Illusions lead to dangerous dead ends
Statement by the member of the Central Committee of AKEL Giorgos Koukoumas:
21 November 2021, “Haravgi” newspaper
This is the umpteenth time that the EU has postponed the approval of sanctions on Turkey. The Cypriot people are quite rightly asking why the EU, which cares so much about the affairs of third countries, is not unanimous and decisive in the case of one of its member states (the Republic of Cyprus) being subject to violations of international law by Turkey, a candidate for accession country.
Surely the reason why the imposition of sanctions is not going ahead is not because the EU isn’t fully informed about what the occupying power Turkey is committing against Cyprus. The truth is that what AKEL has been warning about from the very beginning is being confirmed. There mustn’t be any illusions whatsoever about how the EU operates, nor should the enormous economic and geopolitical interests that link EU states with Turkey be ignored.
NATO, economic relations, the arms trade and the refugee issue are just some of the objective facts that obviously tip the EU’s scales in favour of serving powerful interests rather than upholding principles. The case of the EU’s leading power, namely Germany, which not only prevents the imposition of sanctions on Turkey, but continues to produce war submarines to be delivered to the Erdogan government, is characteristic.

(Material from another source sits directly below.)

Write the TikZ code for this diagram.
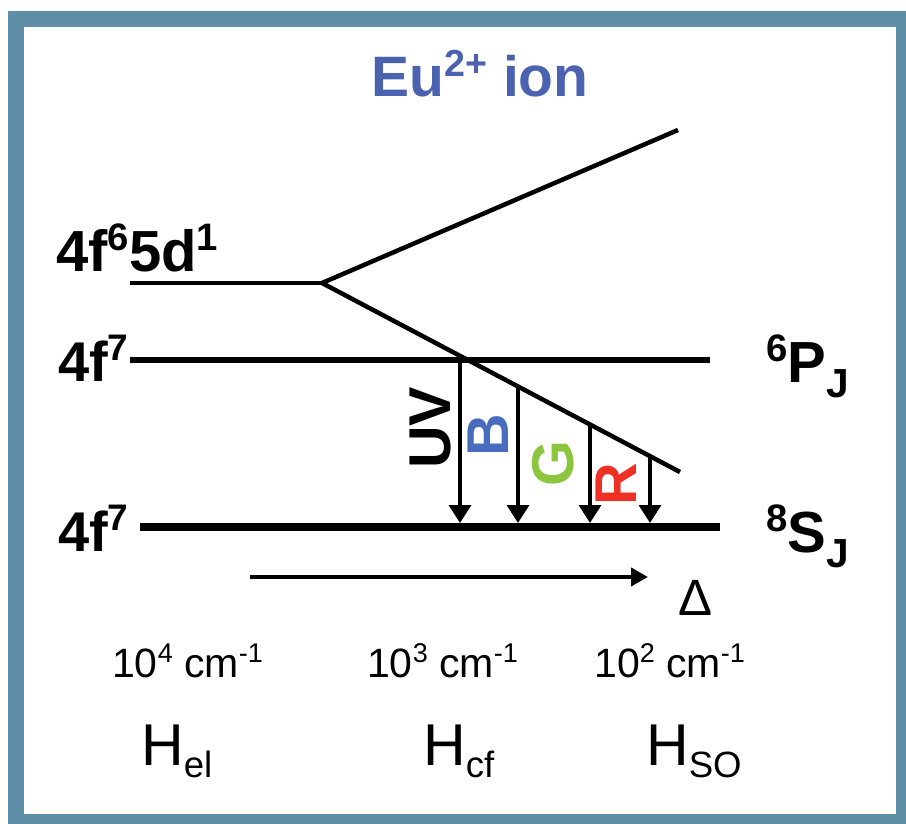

Of course, all this was and is known to the Anastasiades-DISY government. The question therefore arises: how wise was it for the government to be pinning so much diplomatic and political hopes on the goal of imposing sanctions when it knows what the realistic prospects actually are? We should not forget that the DISY government was deliberately fostering illusions within society and arbitrarily raising the bar of expectations as regards imposing sanctions that supposedly “would hurt Turkey”. However, the government ultimately fell well short in fulfilling this goal every time.
Every policy is judged by its end result. Neither the policy of sanctions, nor the forging of military cooperations with the US, Israel, etc. have protected our country from Turkish aggression, as the government and the ruling DISY party claimed.
In the critical moments that the Cyprus problem and Cyprus are going through, illusions lead to dangerous dead ends. We are adamant that the most appropriate way to address Turkish provocative actions is the resumption of the negotiations from where they had remained at Crans Montana in 2017. This is where the government should have focused on.